Interesting question that I meant to find out the answer to recently, but couldn't be bothered.
I assume that whoever has day-to-day control of the vehicle is deemed by local authorities to be the 'operator' (as the Scottish legislation puts it) of the vehicle and thus the relevant licensee, even though they don't technically own the vehicle under an HP agreement - suspect would be similar under certain lease agreements, even when the lessee would *never* own the vehicle.
So I suppose for licensing the vehicle as a taxi it's a bit like the registered keeper thing - ownership isn't the defining characteristic, although I doubt if being the registered keeper necessarily coincides with who would be the relevant taxi licensee either.

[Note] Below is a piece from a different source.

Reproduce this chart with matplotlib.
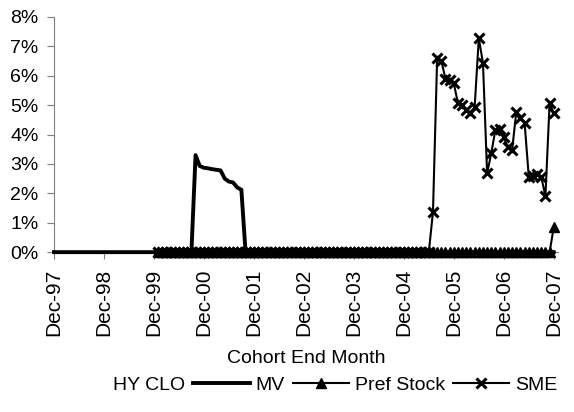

Recall a few years ago, when a drunk driver hit my car, and my insurance co provided a car while mine was off the road. The vehicle was treated as a substitution on my own licence, and when my own car was back on the road it was treated as another substitution. (The insurance vehicle was tested and plated by the council.)
So I definitely didn't have any prospect of owning that vehicle and wasn't the registered keeper, yet the council still licensed it in my name.